In the past two decades since the privatisation of the CBA, the combined annual profit of the four banks has risen almost sixfold from $5.4 billion to just under $30 billion. These profits are largely obtained via predatory lending, exorbitant fees and interest rates, foreclosures on homes, businesses and farms, and the elimination of thousands of finance sector jobs.

Far from being aberrations, these practices are bound up with the ever-more destructive and parasitic character of the financial markets, whose mega-profits internationally derive from speculation and market manipulation, not economic production.

Finance capital dominates Australian capitalism. The country’s seven largest authorised deposit-taking institutions (including the big four banks) hold roughly $4.6 trillion in assets—around two and a half times the size of Australia’s $1.8 trillion economy, as measured by nominal gross domestic product. Another $1.6 trillion is held by superannuation funds, which are due to be examined by the royal commission in coming weeks.

No “reforms” or regulation can stop the abuses committed by the financial giants. Claims by one government after another to have established the “best regulated” financial system in the world are a total fraud. Treasurer Morrison desperately announced tougher penalties yesterday, but that was just for show. The industry regulator, the Australian Securities and Investments Commission (ASIC), imposes criminal penalties, typically minor, in just 10 percent of admitted cases of abuse.

The only way to end this ruthless exploitation lies in the fight for a socialist program that includes the expropriation of the banks and giant financial institutions.
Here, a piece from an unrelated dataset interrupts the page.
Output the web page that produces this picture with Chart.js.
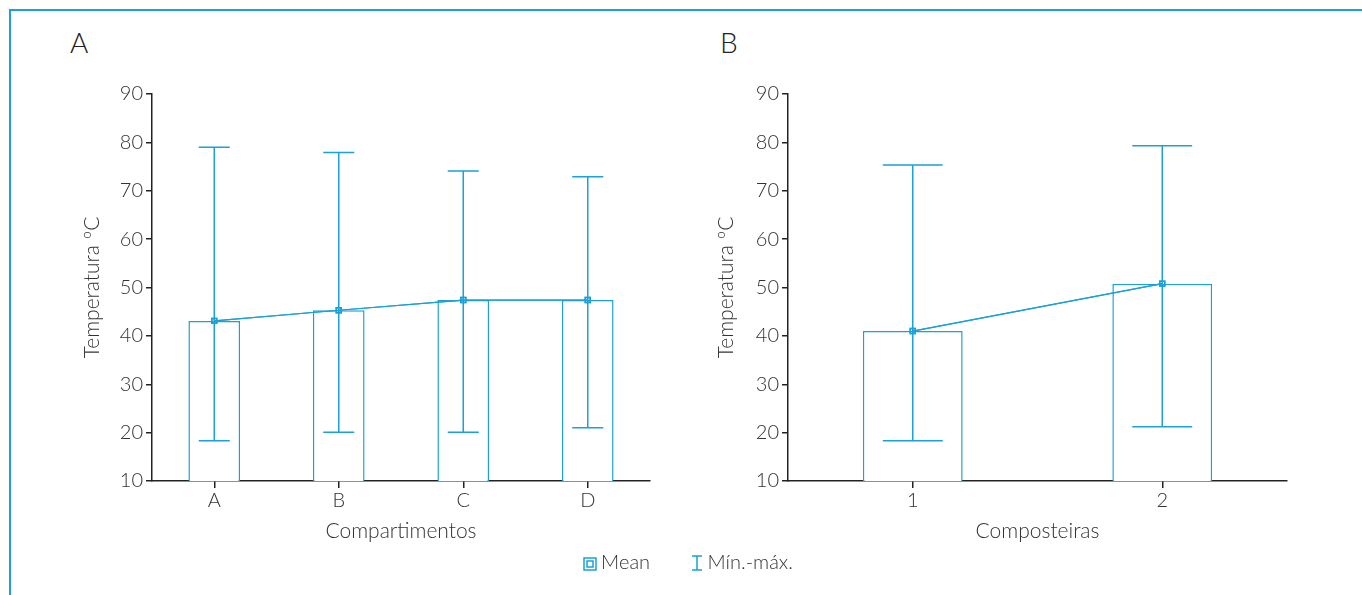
<!DOCTYPE html>
<html>
<head>
<meta charset="utf-8">
<script src="https://cdn.jsdelivr.net/npm/chart.js@4"></script>
<style>
  body { margin: 0; background: #fff; font-family: Lato, "Open Sans", sans-serif; }
  #frame { position: absolute; left: 9px; top: 9px; width: 1353px; height: 586px;
           border-top: 2px solid #1ba1d6; border-left: 2px solid #1ba1d6; }
  .panel { position: absolute; top: 0; height: 595px; }
  .letter { position: absolute; top: 25px; font-size: 28px; font-weight: 300; color: #222; }
  #legend { position: absolute; top: 546px; left: 0; width: 1362px; text-align: center;
            font-size: 20px; font-weight: 300; color: #333; padding-left: 14px; box-sizing: border-box; }
  #legend span { display: inline-block; margin: 0 17px; vertical-align: middle; }
  #legend svg { vertical-align: -2px; margin-right: 4px; }
</style>
</head>
<body>
<div id="frame"></div>
<div class="letter" style="left:70px">A</div>
<div class="letter" style="left:720px">B</div>
<div class="panel" style="left:0;width:680px"><canvas id="chartA"></canvas></div>
<div class="panel" style="left:680px;width:682px"><canvas id="chartB"></canvas></div>
<div id="legend">
  <span><svg width="14" height="14"><rect x="1" y="1" width="12" height="12" fill="none" stroke="#1ba1d6" stroke-width="1.5"/><rect x="4" y="4" width="6" height="6" fill="none" stroke="#1ba1d6" stroke-width="1.5"/></svg>Mean</span>
  <span><svg width="14" height="16"><path d="M2 1H12M7 1V15M2 15H12" fill="none" stroke="#1ba1d6" stroke-width="1.5"/></svg>Mín.-máx.</span>
</div>
<script>
const BLUE = "#1ba1d6";
const INK = "#333";

// Panel A
const compartimentos = ["A", "B", "C", "D"];
const meanA = [43.1, 45.3, 47.4, 47.4];
const minA = [18.3, 20.1, 20.1, 21.0];
const maxA = [79.0, 77.9, 74.1, 72.9];

// Panel B
const composteiras = ["1", "2"];
const meanB = [41.0, 50.8];
const minB = [18.3, 21.2];
const maxB = [75.3, 79.3];

const yTicks = [10, 20, 30, 40, 50, 60, 70, 80, 90];

const font = { family: "Lato, 'Open Sans', sans-serif", size: 20, weight: 300 };
const titleFont = { family: "Lato, 'Open Sans', sans-serif", size: 21, weight: 300 };

// min-max whiskers drawn from the arrays via the chart's scales
const rangePlugin = {
  id: "range",
  afterDatasetsDraw(chart, args, opts) {
    const { ctx, scales } = chart;
    const barMeta = chart.getDatasetMeta(0);
    ctx.save();
    ctx.strokeStyle = BLUE;
    ctx.lineWidth = 1.5;
    opts.mins.forEach((lo, i) => {
      const bar = barMeta.data[i];
      const x = scales.x.getPixelForValue(i);
      const half = bar.width * opts.cap / 2;
      const yLo = scales.y.getPixelForValue(lo);
      const yHi = scales.y.getPixelForValue(opts.maxs[i]);
      ctx.beginPath();
      ctx.moveTo(x, yLo); ctx.lineTo(x, yHi);
      ctx.moveTo(x - half, yLo); ctx.lineTo(x + half, yLo);
      ctx.moveTo(x - half, yHi); ctx.lineTo(x + half, yHi);
      ctx.stroke();
    });
    // redraw mean line on top of whiskers
    chart.getDatasetMeta(1).controller.draw();
    ctx.restore();
  }
};

function makeChart(id, labels, means, mins, maxs, xTitle, pad, yWidth, barPct) {
  return new Chart(document.getElementById(id), {
    data: {
      labels: labels,
      datasets: [
        {
          type: "bar",
          data: means,
          backgroundColor: "#fff",
          borderColor: BLUE,
          borderWidth: 1.5,
          barPercentage: barPct,
          categoryPercentage: 1,
          order: 2
        },
        {
          type: "line",
          data: means,
          borderColor: BLUE,
          borderWidth: 1.2,
          pointStyle: "rect",
          pointRadius: 3.5,
          pointBorderWidth: 1.5,
          pointBackgroundColor: "rgba(255,255,255,0)",
          pointBorderColor: BLUE,
          tension: 0,
          order: 1
        }
      ]
    },
    options: {
      responsive: true,
      maintainAspectRatio: false,
      animation: false,
      events: [],
      layout: { padding: pad },
      plugins: {
        legend: { display: false },
        tooltip: { enabled: false },
        range: { mins: mins, maxs: maxs, cap: 0.6 }
      },
      scales: {
        x: {
          offset: true,
          grid: { display: true, drawOnChartArea: false, offset: false, tickLength: 7, color: "#222", lineWidth: 1.5 },
          border: { color: "#222", width: 1.5 },
          ticks: { color: INK, font: font, padding: 1 },
          title: { display: true, text: xTitle, color: INK, font: titleFont, padding: 0 },
          afterFit(scale) { scale.height = 63; }
        },
        y: {
          min: 10,
          max: 90,
          afterBuildTicks(scale) { scale.ticks = yTicks.map(v => ({ value: v })); },
          grid: { display: true, drawOnChartArea: false, tickLength: 6, color: "#222", lineWidth: 1.5 },
          border: { color: "#222", width: 1.5 },
          ticks: { color: INK, font: font, padding: 3 },
          title: { display: true, text: "Temperatura ºC", color: INK, font: titleFont, padding: 0 },
          afterFit(scale) { scale.width = yWidth; }
        }
      }
    },
    plugins: [rangePlugin]
  });
}

makeChart("chartA", compartimentos, meanA, minA, maxA, "Compartimentos",
  { left: 80, right: 30, top: 94, bottom: 51 }, 72, 0.415);
makeChart("chartB", composteiras, meanB, minB, maxB, "Composteiras",
  { left: 34, right: 75, top: 94, bottom: 51 }, 74, 0.4);
</script>
</body>
</html>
They must be placed under public ownership, with full protection for small depositors, and operated under the democratic control of the working class.

This requires the development of a political movement of the working class, in direct opposition to the pro-capitalist organisations such as Labor and the unions, fighting for a workers’ government that will completely reorganise society on the basis of the needs and interests of the majority, not the obscene wealth of a tiny elite.